From the entries below, reproduce exactly the lines from the one with "Write a LaTeX" through the one with "anchor=base west] (proses)", both included, without images.

═════ Provided data

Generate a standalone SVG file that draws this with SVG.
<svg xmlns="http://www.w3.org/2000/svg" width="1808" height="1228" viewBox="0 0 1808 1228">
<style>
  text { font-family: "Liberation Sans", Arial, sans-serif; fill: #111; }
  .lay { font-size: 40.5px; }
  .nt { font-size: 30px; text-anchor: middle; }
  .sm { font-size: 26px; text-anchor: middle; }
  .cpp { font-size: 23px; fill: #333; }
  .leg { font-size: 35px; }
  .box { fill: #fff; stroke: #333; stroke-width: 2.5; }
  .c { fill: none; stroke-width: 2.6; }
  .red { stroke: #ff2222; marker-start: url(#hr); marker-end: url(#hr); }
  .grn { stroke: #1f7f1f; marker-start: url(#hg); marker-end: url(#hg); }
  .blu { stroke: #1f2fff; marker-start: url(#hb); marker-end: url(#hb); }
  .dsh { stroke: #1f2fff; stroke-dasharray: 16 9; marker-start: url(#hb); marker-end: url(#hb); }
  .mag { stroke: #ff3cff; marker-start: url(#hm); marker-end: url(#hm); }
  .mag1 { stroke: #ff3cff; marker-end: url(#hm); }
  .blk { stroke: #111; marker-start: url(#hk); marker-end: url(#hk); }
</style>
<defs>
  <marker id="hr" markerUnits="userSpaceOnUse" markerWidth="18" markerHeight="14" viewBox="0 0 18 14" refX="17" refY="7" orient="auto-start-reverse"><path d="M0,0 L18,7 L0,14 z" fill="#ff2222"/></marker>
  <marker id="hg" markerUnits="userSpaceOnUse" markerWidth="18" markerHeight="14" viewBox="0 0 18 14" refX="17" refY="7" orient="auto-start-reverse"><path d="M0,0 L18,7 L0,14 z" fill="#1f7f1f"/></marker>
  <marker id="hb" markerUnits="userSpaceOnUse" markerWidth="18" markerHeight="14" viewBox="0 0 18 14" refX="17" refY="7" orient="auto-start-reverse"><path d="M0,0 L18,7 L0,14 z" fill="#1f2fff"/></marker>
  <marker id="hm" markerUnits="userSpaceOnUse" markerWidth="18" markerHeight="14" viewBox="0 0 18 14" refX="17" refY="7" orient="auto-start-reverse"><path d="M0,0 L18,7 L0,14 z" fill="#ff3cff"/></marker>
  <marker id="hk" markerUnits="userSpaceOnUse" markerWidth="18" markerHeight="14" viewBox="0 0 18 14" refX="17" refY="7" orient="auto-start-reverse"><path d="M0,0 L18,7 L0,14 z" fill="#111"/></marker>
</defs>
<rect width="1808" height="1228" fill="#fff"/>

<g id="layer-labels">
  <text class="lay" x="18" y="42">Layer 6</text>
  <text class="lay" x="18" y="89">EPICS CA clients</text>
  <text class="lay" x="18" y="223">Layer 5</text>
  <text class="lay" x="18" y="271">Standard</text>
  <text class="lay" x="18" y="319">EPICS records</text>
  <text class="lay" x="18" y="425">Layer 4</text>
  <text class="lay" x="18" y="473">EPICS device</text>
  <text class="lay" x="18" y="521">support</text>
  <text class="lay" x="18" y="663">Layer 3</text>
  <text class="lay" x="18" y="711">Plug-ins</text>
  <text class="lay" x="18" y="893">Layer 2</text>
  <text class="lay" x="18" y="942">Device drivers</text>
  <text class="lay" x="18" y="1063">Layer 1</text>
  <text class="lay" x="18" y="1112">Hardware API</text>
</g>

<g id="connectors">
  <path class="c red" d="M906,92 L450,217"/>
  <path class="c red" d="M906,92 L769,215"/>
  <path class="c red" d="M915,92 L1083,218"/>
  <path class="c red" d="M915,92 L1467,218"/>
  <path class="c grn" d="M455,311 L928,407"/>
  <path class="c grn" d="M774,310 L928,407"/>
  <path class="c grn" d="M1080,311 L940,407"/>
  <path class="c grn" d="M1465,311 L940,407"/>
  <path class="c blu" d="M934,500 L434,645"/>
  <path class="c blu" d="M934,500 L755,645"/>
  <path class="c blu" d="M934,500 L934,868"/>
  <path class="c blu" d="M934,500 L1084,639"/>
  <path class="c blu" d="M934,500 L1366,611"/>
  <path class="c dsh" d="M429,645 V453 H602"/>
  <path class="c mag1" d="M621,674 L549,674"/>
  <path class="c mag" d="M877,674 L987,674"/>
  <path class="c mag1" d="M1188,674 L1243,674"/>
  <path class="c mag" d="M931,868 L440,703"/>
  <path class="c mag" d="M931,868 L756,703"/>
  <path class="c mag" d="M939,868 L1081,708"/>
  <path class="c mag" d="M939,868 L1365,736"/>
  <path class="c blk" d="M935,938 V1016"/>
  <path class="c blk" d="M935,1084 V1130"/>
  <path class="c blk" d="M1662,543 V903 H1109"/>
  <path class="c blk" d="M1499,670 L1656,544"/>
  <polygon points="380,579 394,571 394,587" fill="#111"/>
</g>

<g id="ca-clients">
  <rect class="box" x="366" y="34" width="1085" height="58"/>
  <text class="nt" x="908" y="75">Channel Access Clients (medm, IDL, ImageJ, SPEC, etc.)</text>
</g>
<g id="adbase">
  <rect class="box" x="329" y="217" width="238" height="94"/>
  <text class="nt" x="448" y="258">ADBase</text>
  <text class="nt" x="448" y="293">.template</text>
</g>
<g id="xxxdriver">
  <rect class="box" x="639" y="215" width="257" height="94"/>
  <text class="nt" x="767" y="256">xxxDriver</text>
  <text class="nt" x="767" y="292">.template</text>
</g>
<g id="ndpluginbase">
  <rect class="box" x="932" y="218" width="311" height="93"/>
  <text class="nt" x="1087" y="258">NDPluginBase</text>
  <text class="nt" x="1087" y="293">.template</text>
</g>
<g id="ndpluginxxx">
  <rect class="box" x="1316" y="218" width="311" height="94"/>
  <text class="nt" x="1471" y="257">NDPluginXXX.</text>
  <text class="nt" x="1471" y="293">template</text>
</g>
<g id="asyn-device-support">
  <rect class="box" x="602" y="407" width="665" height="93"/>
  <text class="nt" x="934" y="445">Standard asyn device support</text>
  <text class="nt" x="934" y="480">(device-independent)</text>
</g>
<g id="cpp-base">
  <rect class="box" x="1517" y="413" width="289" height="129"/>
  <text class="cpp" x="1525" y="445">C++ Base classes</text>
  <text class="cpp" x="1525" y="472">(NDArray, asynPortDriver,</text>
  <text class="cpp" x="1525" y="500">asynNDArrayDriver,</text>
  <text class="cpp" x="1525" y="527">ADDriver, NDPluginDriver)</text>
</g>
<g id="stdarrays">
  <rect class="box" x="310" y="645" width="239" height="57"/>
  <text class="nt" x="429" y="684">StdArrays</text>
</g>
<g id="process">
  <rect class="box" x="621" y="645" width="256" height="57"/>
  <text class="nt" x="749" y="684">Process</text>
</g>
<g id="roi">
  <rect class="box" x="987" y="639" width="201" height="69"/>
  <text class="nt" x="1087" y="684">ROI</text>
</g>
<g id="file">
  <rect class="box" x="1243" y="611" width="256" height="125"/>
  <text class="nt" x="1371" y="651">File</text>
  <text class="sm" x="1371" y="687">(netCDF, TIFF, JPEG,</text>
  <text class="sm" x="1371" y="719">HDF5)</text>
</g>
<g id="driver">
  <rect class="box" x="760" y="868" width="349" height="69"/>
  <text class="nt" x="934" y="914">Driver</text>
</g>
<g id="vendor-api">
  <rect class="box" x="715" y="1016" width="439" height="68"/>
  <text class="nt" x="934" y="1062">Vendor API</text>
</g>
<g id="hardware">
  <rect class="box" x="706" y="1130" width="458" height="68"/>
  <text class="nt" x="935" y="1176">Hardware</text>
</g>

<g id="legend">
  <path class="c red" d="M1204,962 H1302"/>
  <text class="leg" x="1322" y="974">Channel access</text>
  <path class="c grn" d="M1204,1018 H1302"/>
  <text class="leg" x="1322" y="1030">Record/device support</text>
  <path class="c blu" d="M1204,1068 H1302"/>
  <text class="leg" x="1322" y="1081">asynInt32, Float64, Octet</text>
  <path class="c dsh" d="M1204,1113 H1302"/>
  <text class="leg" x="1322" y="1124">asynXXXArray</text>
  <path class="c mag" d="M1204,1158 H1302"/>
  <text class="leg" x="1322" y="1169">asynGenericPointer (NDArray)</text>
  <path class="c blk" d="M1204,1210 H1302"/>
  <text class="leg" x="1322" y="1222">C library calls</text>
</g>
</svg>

══════════
═════ Provided data

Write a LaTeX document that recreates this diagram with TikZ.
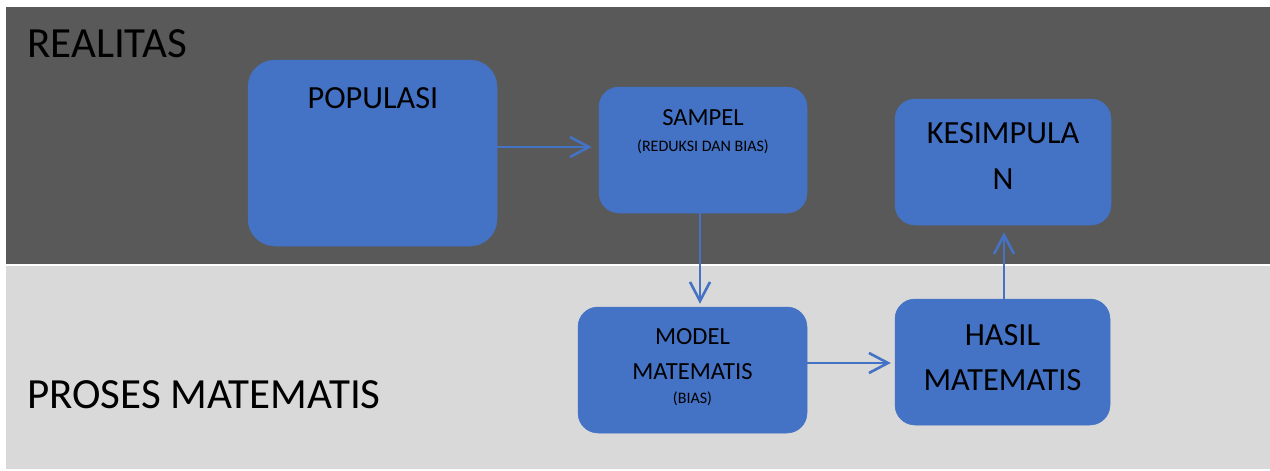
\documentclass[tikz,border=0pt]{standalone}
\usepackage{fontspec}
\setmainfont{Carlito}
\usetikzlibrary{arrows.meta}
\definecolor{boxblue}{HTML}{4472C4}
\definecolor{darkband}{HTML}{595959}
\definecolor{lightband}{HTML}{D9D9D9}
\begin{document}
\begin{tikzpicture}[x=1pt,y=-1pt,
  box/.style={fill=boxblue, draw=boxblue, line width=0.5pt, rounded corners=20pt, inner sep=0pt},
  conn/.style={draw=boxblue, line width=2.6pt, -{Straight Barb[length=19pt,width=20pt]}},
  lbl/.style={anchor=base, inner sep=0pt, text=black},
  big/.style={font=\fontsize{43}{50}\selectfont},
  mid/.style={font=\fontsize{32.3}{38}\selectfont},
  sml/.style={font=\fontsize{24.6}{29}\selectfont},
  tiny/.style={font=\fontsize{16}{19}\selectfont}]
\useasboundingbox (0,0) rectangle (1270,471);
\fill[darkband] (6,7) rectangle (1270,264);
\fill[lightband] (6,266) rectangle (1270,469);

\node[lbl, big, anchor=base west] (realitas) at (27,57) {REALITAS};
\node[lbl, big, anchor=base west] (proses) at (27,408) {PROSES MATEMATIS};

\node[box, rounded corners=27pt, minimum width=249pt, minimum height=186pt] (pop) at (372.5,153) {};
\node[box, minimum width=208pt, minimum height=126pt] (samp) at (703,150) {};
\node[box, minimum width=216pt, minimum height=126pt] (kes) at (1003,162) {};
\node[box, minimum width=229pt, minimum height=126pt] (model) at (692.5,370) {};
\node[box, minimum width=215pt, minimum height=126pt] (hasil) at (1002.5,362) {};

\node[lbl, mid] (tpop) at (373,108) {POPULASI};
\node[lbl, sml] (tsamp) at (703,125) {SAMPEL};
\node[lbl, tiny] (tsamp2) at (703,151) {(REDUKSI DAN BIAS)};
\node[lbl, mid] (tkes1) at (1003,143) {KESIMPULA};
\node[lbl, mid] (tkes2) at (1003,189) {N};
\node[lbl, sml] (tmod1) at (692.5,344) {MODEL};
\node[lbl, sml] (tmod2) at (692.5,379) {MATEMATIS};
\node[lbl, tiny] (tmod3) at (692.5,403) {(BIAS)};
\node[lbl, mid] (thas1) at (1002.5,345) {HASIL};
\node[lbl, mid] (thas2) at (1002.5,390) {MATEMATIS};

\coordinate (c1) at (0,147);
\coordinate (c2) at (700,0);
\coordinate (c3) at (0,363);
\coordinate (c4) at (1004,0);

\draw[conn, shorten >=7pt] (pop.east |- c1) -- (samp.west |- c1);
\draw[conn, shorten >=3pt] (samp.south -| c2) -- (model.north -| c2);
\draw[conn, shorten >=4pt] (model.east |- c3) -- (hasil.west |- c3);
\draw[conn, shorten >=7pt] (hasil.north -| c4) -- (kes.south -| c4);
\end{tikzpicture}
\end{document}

══════════

■ **Expected answer**
Write a LaTeX document that recreates this diagram with TikZ.
\documentclass[tikz,border=0pt]{standalone}
\usepackage{fontspec}
\setmainfont{Carlito}
\usetikzlibrary{arrows.meta}
\definecolor{boxblue}{HTML}{4472C4}
\definecolor{darkband}{HTML}{595959}
\definecolor{lightband}{HTML}{D9D9D9}
\begin{document}
\begin{tikzpicture}[x=1pt,y=-1pt,
  box/.style={fill=boxblue, draw=boxblue, line width=0.5pt, rounded corners=20pt, inner sep=0pt},
  conn/.style={draw=boxblue, line width=2.6pt, -{Straight Barb[length=19pt,width=20pt]}},
  lbl/.style={anchor=base, inner sep=0pt, text=black},
  big/.style={font=\fontsize{43}{50}\selectfont},
  mid/.style={font=\fontsize{32.3}{38}\selectfont},
  sml/.style={font=\fontsize{24.6}{29}\selectfont},
  tiny/.style={font=\fontsize{16}{19}\selectfont}]
\useasboundingbox (0,0) rectangle (1270,471);
\fill[darkband] (6,7) rectangle (1270,264);
\fill[lightband] (6,266) rectangle (1270,469);

\node[lbl, big, anchor=base west] (realitas) at (27,57) {REALITAS};
\node[lbl, big, anchor=base west] (proses) at (27,408) {PROSES MATEMATIS};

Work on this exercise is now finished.